What the task asks:
Only the lines from the start of the data below through the line that contains "import matplotlib.pyplot as plt" are to be copied, exactly and without pictures.

_____

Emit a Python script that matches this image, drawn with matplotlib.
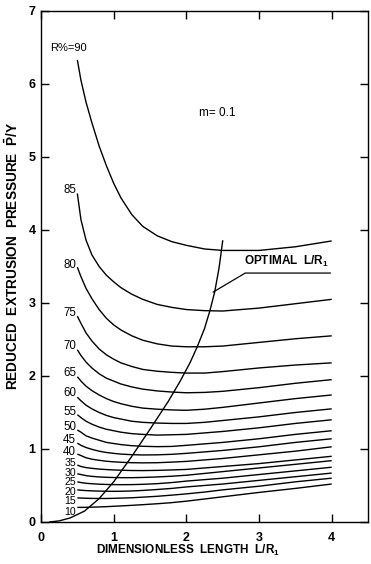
import matplotlib
matplotlib.use("Agg")
import matplotlib.pyplot as plt

plt.rcParams['font.family'] = ['Liberation Sans', 'DejaVu Sans']
plt.rcParams['mathtext.fontset'] = 'custom'
plt.rcParams['mathtext.rm'] = 'Liberation Sans:bold'
plt.rcParams['mathtext.bf'] = 'Liberation Sans:bold'
plt.rcParams['mathtext.it'] = 'Liberation Sans:bold'

# ---- data ----
x_grid = [0.5, 0.55, 0.62, 0.7, 0.8, 0.9, 1.0, 1.1, 1.25, 1.4, 1.6, 1.8, 2.0, 2.25, 2.5, 3.0, 3.5, 4.0]
reductions = [90, 85, 80, 75, 70, 65, 60, 55, 50, 45, 40, 35, 30, 25, 20, 15, 10]
p90 = [6.33, 6.05, 5.75, 5.47, 5.15, 4.88, 4.64, 4.44, 4.21, 4.05, 3.92, 3.84, 3.79, 3.74, 3.72, 3.72, 3.77, 3.85]
p85 = [4.50, 4.14, 3.86, 3.66, 3.50, 3.38, 3.29, 3.21, 3.12, 3.05, 2.98, 2.94, 2.91, 2.895, 2.89, 2.93, 2.99, 3.05]
p80 = [3.49, 3.36, 3.20, 3.06, 2.91, 2.79, 2.70, 2.63, 2.55, 2.49, 2.44, 2.41, 2.40, 2.40, 2.41, 2.46, 2.51, 2.55]
p75 = [2.82, 2.72, 2.59, 2.48, 2.37, 2.29, 2.23, 2.18, 2.13, 2.09, 2.065, 2.05, 2.04, 2.04, 2.06, 2.11, 2.15, 2.18]
p70 = [2.36, 2.28, 2.19, 2.11, 2.03, 1.97, 1.93, 1.89, 1.85, 1.82, 1.795, 1.78, 1.77, 1.775, 1.79, 1.84, 1.90, 1.95]
p65 = [1.99, 1.93, 1.86, 1.80, 1.74, 1.69, 1.65, 1.62, 1.585, 1.56, 1.545, 1.535, 1.53, 1.545, 1.57, 1.63, 1.69, 1.74]
p60 = [1.71, 1.66, 1.60, 1.55, 1.50, 1.46, 1.43, 1.41, 1.38, 1.365, 1.355, 1.35, 1.35, 1.365, 1.39, 1.44, 1.50, 1.55]
p55 = [1.47, 1.43, 1.38, 1.34, 1.30, 1.27, 1.25, 1.23, 1.21, 1.20, 1.19, 1.195, 1.20, 1.22, 1.24, 1.29, 1.35, 1.40]
p50 = [1.26, 1.23, 1.18, 1.15, 1.12, 1.09, 1.075, 1.06, 1.045, 1.037, 1.032, 1.035, 1.05, 1.07, 1.09, 1.14, 1.20, 1.25]
p45 = [1.08, 1.05, 1.02, 0.995, 0.97, 0.952, 0.94, 0.93, 0.922, 0.918, 0.92, 0.927, 0.94, 0.96, 0.98, 1.03, 1.09, 1.14]
p40 = [0.93, 0.91, 0.88, 0.86, 0.845, 0.832, 0.824, 0.818, 0.812, 0.81, 0.812, 0.82, 0.83, 0.85, 0.87, 0.92, 0.97, 1.03]
p35 = [0.78, 0.76, 0.745, 0.735, 0.725, 0.718, 0.713, 0.709, 0.705, 0.704, 0.707, 0.713, 0.72, 0.74, 0.76, 0.80, 0.85, 0.90]
p30 = [0.66, 0.65, 0.635, 0.625, 0.617, 0.612, 0.609, 0.607, 0.607, 0.61, 0.617, 0.627, 0.64, 0.665, 0.69, 0.74, 0.79, 0.84]
p25 = [0.55, 0.54, 0.53, 0.524, 0.518, 0.514, 0.512, 0.511, 0.512, 0.516, 0.525, 0.54, 0.56, 0.58, 0.60, 0.65, 0.70, 0.75]
p20 = [0.44, 0.435, 0.43, 0.426, 0.423, 0.421, 0.42, 0.421, 0.425, 0.432, 0.445, 0.46, 0.48, 0.50, 0.52, 0.57, 0.62, 0.67]
p15 = [0.33, 0.328, 0.325, 0.323, 0.322, 0.322, 0.324, 0.327, 0.332, 0.34, 0.352, 0.368, 0.385, 0.41, 0.44, 0.49, 0.55, 0.60]
p10 = [0.20, 0.20, 0.201, 0.203, 0.206, 0.21, 0.215, 0.22, 0.228, 0.237, 0.25, 0.265, 0.285, 0.315, 0.345, 0.405, 0.46, 0.52]
curves = [p90, p85, p80, p75, p70, p65, p60, p55, p50, p45, p40, p35, p30, p25, p20, p15, p10]

opt_x = [0.12, 0.25, 0.4, 0.6, 0.8, 1.0, 1.25, 1.5, 1.75, 1.91, 2.05, 2.15, 2.25, 2.32, 2.39, 2.45, 2.5]
opt_y = [0.0, 0.015, 0.055, 0.15, 0.32, 0.55, 0.90, 1.27, 1.65, 1.92, 2.18, 2.40, 2.65, 2.88, 3.15, 3.48, 3.85]

x_ticks = [0, 1, 2, 3, 4]
y_ticks = [0, 1, 2, 3, 4, 5, 6, 7]

# label vertical offsets (layout only)
label_dy = [0, 0.05, 0.03, 0.04, 0.05, 0.05, 0.06, 0.04, 0.04, 0.04, 0.03, 0.03, 0.01, 0.0, -0.03, -0.04, -0.06]

fig = plt.figure(figsize=(3.71, 5.64), dpi=100)
ax = fig.add_axes([0.1105, 0.0745, 0.8815, 0.906])

for r, ys, dy in zip(reductions, curves, label_dy):
    ax.plot(x_grid, ys, color='black', lw=1.0, solid_capstyle='butt')
    if r == 90:
        ax.text(x_grid[0] - 0.12, ys[0] + 0.16, 'R%=90', fontsize=8,
                ha='center', va='center')
    else:
        fs = 8.3 if r >= 40 else 7.6
        ax.text(x_grid[0] - 0.015, ys[0] + dy, str(r), fontsize=fs,
                ha='right', va='center')

ax.plot(opt_x, opt_y, color='black', lw=1.0)

# leader for optimal label
ax.plot([2.37, 2.81, 3.98], [3.15, 3.41, 3.41], color='black', lw=0.9)
ax.text(3.38, 3.46, r'OPTIMAL  L/R$_{1}$', fontsize=8.5, fontweight='bold',
        ha='center', va='bottom')

ax.text(2.43, 5.6, 'm= 0.1', fontsize=8.5, ha='center', va='center')

ax.set_xlim(0, 4.5)
ax.set_ylim(0, 7)
ax.set_xticks(x_ticks)
ax.set_yticks(y_ticks)
ax.tick_params(direction='in', length=6, width=1, top=True, right=True,
               labelsize=9, pad=4)
ax.tick_params(axis='x', pad=7)
for lab in ax.get_xticklabels() + ax.get_yticklabels():
    lab.set_fontweight('bold')
for s in ax.spines.values():
    s.set_linewidth(1.0)

ax.set_xlabel(r'DIMENSIONLESS  LENGTH  L/R$_{1}$', fontsize=8.5, fontweight='bold')
ax.xaxis.set_label_coords(0.45, -0.041)
ax.set_ylabel(r'REDUCED  EXTRUSION  PRESSURE  $\bar{\mathrm{P}}$/Y', fontsize=9.8,
              fontweight='bold')
ax.yaxis.set_label_coords(-0.062, 0.52)

fig.savefig('out.png', dpi=100)
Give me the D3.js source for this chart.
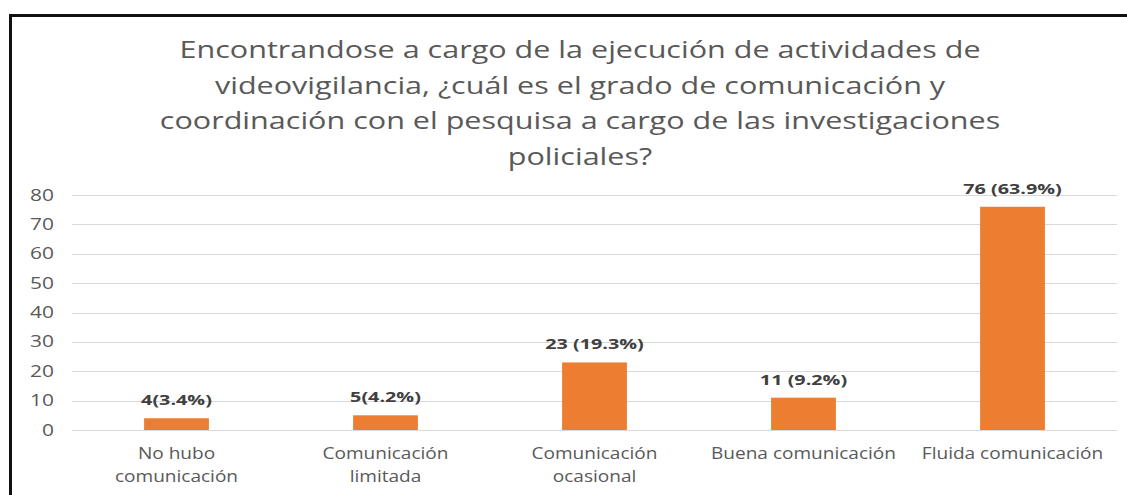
<!DOCTYPE html>
<html lang="es">

<head>
    <meta charset="UTF-8">
    <title>Comunicación y coordinación</title>
    <script src="https://d3js.org/d3.v7.min.js"></script>
    <style>
        body,
        html {
            margin: 0px;
            background: #fff;
        }

        text {
            font-family: "Open Sans", sans-serif;
        }
    </style>
</head>

<body>
    <div id="chart"></div>
    <script>
        const categories = [
            ["No hubo", "comunicación"],
            ["Comunicación", "limitada"],
            ["Comunicación", "ocasional"],
            ["Buena comunicación"],
            ["Fluida comunicación"]
        ];
        const values = [4, 5, 23, 11, 76];
        const valueLabels = ["4(3.4%)", "5(4.2%)", "23 (19.3%)", "11 (9.2%)", "76 (63.9%)"];
        const yTicks = [0, 10, 20, 30, 40, 50, 60, 70, 80];
        const titleLines = [
            "Encontrandose a cargo de la ejecución de actividades de",
            "videovigilancia, ¿cuál es el grado de comunicación y",
            "coordinación con el pesquisa a cargo de las investigaciones",
            "policiales?"
        ];

        const width = 1127, height = 495;
        const margin = { left: 72, right: 10, top: 195, bottom: 65 };

        // the source picture is stretched sideways, so texts get a horizontal scale
        const place = (px, py, sx) => "translate(" + px + "," + py + ") scale(" + sx + ",1)";

        const svg = d3.select("#chart")
            .append("svg")
            .attr("width", width)
            .attr("height", height);

        // frame (only top and left edges are visible in the picture)
        svg.append("path")
            .attr("d", "M10.5," + (height + 5) + "V15.5H" + (width + 5))
            .attr("fill", "none")
            .attr("stroke", "#111")
            .attr("stroke-width", 3);

        const x = d3.scaleBand()
            .domain(d3.range(values.length))
            .range([margin.left, width - margin.right])
            .paddingInner(0.69)
            .paddingOuter(0.345);

        const y = d3.scaleLinear()
            .domain([0, 80])
            .range([height - margin.bottom, margin.top]);

        // title
        svg.append("g")
            .selectAll("text")
            .data(titleLines)
            .enter().append("text")
            .attr("transform", (d, i) => place(580, 58 + i * 35.5, 1.3))
            .attr("text-anchor", "middle")
            .attr("fill", "#595959")
            .style("font-size", "23.5px")
            .text(d => d);

        // gridlines + y labels
        const grid = svg.append("g");
        grid.selectAll("line")
            .data(yTicks)
            .enter().append("line")
            .attr("x1", margin.left)
            .attr("x2", width - margin.right)
            .attr("y1", d => Math.round(y(d)) + 0.5)
            .attr("y2", d => Math.round(y(d)) + 0.5)
            .attr("stroke", "#d9d9d9")
            .attr("stroke-width", 1);

        grid.selectAll("text")
            .data(yTicks)
            .enter().append("text")
            .attr("transform", d => place(54, y(d), 1.35))
            .attr("dy", "0.36em")
            .attr("text-anchor", "end")
            .attr("fill", "#595959")
            .style("font-size", "15.5px")
            .text(d => d);

        // bars
        svg.append("g")
            .selectAll("rect")
            .data(values)
            .enter().append("rect")
            .attr("x", (d, i) => x(i))
            .attr("width", x.bandwidth())
            .attr("y", d => y(d))
            .attr("height", d => y(0) - y(d))
            .attr("fill", "#ED7D31");

        // value labels
        svg.append("g")
            .selectAll("text")
            .data(values)
            .enter().append("text")
            .attr("transform", (d, i) => place(x(i) + x.bandwidth() / 2, y(d) - 13, 1.32))
            .attr("text-anchor", "middle")
            .attr("fill", "#404040")
            .style("font-size", "15px")
            .style("font-weight", "bold")
            .text((d, i) => valueLabels[i]);

        // category labels
        const cats = svg.append("g")
            .selectAll("text")
            .data(categories)
            .enter().append("text")
            .attr("transform", (d, i) => place(x(i) + x.bandwidth() / 2, 459, 1.19))
            .attr("text-anchor", "middle")
            .attr("fill", "#595959")
            .style("font-size", "16px");

        cats.selectAll("tspan")
            .data(d => d)
            .enter().append("tspan")
            .attr("x", 0)
            .attr("dy", (d, i) => i === 0 ? 0 : 23.5)
            .text(d => d);
    </script>
</body>

</html>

_____

Correct response:
Emit a Python script that matches this image, drawn with matplotlib.
import matplotlib
matplotlib.use("Agg")
import matplotlib.pyplot as plt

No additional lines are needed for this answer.